TDS for soft water fish depends on how sensitive they are. 
Something really sensitive like Licorice Gouramis or wild caught fish should be really low (100? Less?)
Most community fish whose ancestors came from soft water are usually fine with TDS between 100-500 (though 500 is a bit high). 
Most community fish whose ancestors came from hard water are usually fine with TDS between 300-1000. The 1000 is more for low end brackish water fish. 

My tap: high 200s (280 is typical). 
To raise Rams I had to go to RO. Most community tank soft water fish are fine. 
To keep hard water fish (Mollies, Swords, Guppies, Lake Tanganyika) I add some minerals, get the TDS closer to about 400. 
My brackish water tank is well over 1000, closer to about 1200-1500. I have kept Mollies, Guppies, and several specialized brackish water fish in this.


----------



## Mariostg (Sep 6, 2014)

Diana said:


> TDS for soft water fish depends on how sensitive they are.
> Something really sensitive like Licorice Gouramis or wild caught fish should be really low (100? Less?)
> Most community fish whose ancestors came from soft water are usually fine with TDS between 100-500 (though 500 is a bit high).
> Most community fish whose ancestors came from hard water are usually fine with TDS between 300-1000. The 1000 is more for low end brackish water fish.
> ...


Very interesting. Thanks Diana.
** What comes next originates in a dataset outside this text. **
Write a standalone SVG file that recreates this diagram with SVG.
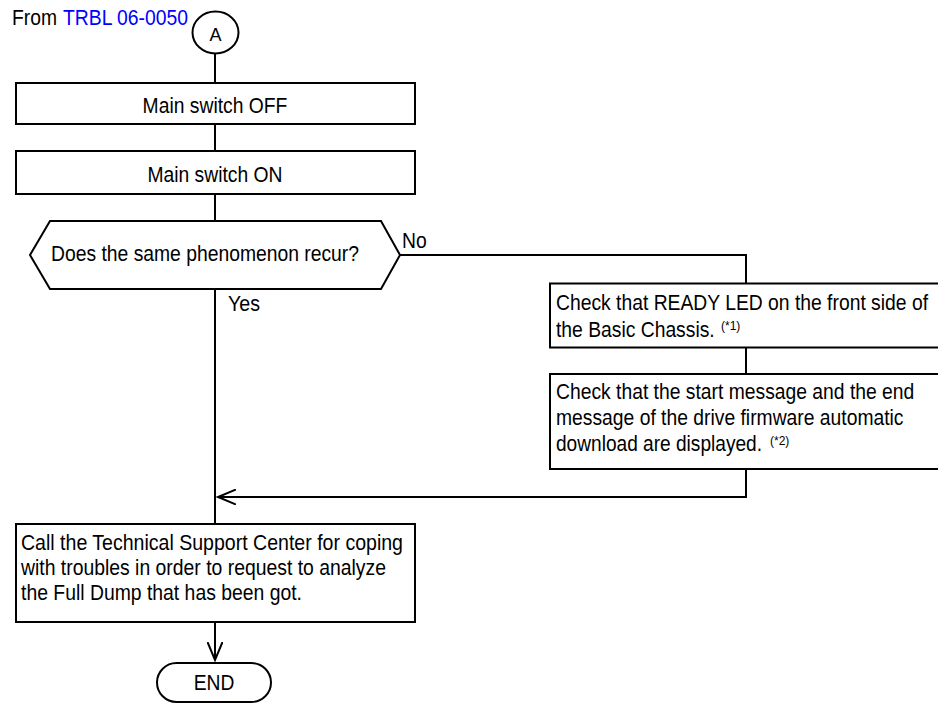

My tap water is in the low 40s... With all that I think it will help me decide whether or not I should do water change.


----------



## Diana (Jan 14, 2010)

Yes, monitoring the TDS is a good method of deciding when to do water changes, and what volume. 
With the most delicate fish smaller water changes more often are better. 
With more durable fish you could let things build up a bit more, then do a larger water change. 

Delicate fish:
Do water changes such that the end result in TDS is not more than 10% lower than what it was before the water change. 
ie: if the TDS was 100 before the water change, then after it should be not lower than 90. 
Depends on what is in the new water, how big a water change you could do. If the new water has zero (RO water) then max 10% water change. 
If the new water has a TDS of 90, then 100% water change is possible (though probably not good- there are other considerations besides the TDS). 
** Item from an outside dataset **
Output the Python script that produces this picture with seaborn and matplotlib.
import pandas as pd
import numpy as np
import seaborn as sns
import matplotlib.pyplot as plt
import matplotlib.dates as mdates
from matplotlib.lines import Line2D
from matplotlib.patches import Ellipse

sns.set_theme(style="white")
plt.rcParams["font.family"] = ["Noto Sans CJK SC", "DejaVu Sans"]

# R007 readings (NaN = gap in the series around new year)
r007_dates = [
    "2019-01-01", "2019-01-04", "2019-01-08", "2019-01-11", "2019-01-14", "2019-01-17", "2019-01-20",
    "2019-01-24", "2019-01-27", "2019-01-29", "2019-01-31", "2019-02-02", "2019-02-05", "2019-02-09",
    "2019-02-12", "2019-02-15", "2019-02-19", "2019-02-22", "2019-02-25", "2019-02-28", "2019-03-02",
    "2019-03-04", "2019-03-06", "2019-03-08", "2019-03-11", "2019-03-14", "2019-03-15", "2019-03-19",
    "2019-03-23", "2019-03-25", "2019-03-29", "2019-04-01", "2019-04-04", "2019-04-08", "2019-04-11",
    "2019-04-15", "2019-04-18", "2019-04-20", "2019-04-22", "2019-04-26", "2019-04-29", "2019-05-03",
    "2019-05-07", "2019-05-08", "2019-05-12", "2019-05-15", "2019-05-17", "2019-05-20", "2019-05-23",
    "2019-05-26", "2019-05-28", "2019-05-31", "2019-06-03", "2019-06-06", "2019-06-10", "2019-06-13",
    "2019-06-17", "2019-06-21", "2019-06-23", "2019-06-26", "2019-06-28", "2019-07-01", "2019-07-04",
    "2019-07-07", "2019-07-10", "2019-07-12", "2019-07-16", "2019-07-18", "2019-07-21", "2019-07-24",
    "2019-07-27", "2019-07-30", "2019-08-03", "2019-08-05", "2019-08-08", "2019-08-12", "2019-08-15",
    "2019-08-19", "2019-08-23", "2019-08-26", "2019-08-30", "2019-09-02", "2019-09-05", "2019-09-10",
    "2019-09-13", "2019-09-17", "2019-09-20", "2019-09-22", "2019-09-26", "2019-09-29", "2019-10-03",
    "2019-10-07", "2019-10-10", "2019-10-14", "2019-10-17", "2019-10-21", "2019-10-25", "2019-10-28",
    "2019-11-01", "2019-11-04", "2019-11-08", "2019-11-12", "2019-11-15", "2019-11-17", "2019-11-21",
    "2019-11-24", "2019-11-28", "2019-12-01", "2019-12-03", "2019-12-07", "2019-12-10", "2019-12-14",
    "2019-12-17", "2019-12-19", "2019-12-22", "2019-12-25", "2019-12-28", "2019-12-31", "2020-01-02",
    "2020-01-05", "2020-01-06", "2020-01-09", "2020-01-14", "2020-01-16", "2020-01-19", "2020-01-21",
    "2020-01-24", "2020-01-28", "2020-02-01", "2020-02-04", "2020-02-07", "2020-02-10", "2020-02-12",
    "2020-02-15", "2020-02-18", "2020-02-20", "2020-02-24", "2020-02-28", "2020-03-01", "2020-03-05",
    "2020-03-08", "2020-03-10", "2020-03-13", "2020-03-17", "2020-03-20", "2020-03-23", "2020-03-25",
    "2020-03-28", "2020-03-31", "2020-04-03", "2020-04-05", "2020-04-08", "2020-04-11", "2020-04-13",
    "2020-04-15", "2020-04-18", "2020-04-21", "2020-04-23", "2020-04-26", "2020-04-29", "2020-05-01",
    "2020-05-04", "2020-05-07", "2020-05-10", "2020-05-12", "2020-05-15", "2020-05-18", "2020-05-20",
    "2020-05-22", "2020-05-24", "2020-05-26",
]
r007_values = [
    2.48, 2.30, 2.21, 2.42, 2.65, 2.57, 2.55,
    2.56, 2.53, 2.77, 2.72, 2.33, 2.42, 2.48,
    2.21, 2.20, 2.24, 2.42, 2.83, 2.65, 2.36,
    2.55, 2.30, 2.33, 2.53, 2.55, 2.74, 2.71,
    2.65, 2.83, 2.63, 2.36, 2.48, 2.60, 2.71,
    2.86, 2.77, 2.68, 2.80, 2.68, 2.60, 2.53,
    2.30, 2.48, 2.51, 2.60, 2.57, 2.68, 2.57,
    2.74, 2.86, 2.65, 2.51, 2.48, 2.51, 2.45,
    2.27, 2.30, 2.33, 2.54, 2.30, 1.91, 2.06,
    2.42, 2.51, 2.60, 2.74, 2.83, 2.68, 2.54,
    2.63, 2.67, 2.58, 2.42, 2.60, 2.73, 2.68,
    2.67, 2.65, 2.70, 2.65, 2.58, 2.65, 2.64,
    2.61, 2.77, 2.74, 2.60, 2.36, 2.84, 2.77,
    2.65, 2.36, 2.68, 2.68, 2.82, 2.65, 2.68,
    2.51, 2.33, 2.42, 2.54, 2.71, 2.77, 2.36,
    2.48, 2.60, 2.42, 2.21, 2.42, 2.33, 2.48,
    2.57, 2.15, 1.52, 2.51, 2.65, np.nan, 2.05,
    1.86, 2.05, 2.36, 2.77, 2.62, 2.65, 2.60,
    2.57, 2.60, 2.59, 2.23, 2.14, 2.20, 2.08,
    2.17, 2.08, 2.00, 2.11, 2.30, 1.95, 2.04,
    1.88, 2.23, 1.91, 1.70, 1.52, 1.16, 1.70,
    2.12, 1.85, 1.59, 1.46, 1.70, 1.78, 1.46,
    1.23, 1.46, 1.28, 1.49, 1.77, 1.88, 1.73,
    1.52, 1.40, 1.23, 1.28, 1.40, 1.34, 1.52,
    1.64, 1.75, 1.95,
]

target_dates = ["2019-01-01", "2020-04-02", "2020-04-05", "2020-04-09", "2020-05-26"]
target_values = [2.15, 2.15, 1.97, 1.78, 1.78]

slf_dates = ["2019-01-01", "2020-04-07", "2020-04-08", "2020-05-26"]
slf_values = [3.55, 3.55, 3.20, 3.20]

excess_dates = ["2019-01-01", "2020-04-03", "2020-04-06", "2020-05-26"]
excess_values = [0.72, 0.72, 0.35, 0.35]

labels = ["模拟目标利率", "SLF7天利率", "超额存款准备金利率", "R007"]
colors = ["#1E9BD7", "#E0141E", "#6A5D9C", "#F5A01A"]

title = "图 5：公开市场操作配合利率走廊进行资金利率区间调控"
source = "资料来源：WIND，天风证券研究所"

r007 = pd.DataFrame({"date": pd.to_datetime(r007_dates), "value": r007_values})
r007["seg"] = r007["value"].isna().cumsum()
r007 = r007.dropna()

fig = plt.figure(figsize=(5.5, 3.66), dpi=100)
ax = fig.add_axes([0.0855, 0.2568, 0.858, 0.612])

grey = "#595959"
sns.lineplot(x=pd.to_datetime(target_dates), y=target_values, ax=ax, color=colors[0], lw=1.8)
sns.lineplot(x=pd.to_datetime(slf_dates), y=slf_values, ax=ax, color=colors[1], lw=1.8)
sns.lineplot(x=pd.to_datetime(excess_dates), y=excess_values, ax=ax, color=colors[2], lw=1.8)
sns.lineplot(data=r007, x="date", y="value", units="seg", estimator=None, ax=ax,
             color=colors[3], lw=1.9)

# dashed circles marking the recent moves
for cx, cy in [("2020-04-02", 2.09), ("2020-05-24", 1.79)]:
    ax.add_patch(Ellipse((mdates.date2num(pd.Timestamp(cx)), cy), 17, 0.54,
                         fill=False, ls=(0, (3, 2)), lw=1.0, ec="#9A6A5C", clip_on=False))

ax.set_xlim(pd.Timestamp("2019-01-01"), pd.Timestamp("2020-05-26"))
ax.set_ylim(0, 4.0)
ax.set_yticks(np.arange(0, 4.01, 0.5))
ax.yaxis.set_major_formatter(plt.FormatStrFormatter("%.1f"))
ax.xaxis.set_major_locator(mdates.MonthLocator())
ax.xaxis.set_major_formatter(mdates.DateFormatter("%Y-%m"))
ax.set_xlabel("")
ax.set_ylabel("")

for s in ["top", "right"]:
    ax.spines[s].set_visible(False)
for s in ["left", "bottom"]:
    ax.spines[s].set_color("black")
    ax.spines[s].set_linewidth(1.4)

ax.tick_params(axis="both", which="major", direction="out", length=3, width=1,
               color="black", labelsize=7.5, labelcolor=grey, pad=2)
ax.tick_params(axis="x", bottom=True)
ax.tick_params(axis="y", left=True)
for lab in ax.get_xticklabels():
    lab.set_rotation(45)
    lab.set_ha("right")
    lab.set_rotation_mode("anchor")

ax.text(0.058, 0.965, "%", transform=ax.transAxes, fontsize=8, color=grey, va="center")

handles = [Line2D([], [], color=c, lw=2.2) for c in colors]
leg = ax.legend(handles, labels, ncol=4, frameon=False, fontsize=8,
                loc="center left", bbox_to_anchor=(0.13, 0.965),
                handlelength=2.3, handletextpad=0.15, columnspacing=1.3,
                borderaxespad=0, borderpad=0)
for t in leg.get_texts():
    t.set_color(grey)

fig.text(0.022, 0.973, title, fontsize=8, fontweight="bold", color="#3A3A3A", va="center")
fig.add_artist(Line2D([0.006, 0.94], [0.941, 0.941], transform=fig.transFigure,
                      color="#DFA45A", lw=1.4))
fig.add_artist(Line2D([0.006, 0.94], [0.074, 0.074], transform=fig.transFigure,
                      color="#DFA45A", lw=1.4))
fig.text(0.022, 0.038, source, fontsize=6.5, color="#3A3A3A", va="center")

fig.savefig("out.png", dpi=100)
Other things to monitor, and 'most delicate fish' suggestions:
Temperature. Not more than 2 deg F or 1 deg C up or down.
GH. Max 10% lower or 15% higher. 
pH. within 1.0 of original level. (if other things- TDS, GH) are right on target, fish will tolerate more pH change than many people think.


----------



## Xirxes (Aug 18, 2008)

*TDS &quot;threshold&quot;*

Btw whoever quoted tap water TDS needs to know that every part of the world, and even suburb to suburb can have VASTLY differing TDS readings.

Southern California is well known to have 4-600ppm TDS straight from tap (Why no planted tank should use tap here IMO).

I've found that sub 150 is good for almost all Amazon basin types.

References: DI source-0ppm
RO-20-60ppm depending on source water
Tap- 100-700 depending on local source

TDS will increase significantly through heavy leaching substrates, addition of Calcium, metals or salts.


----------



## tamsin (Jan 12, 2011)

Measure after a water change to give yourself a base line and then see how much your tank creeps up over a week or so - it's going to depend on evaporation, ferts, substrate/hardscape leaching etc.

You'll then be able to work out how much to change and how often to keep the TDS steady.


----------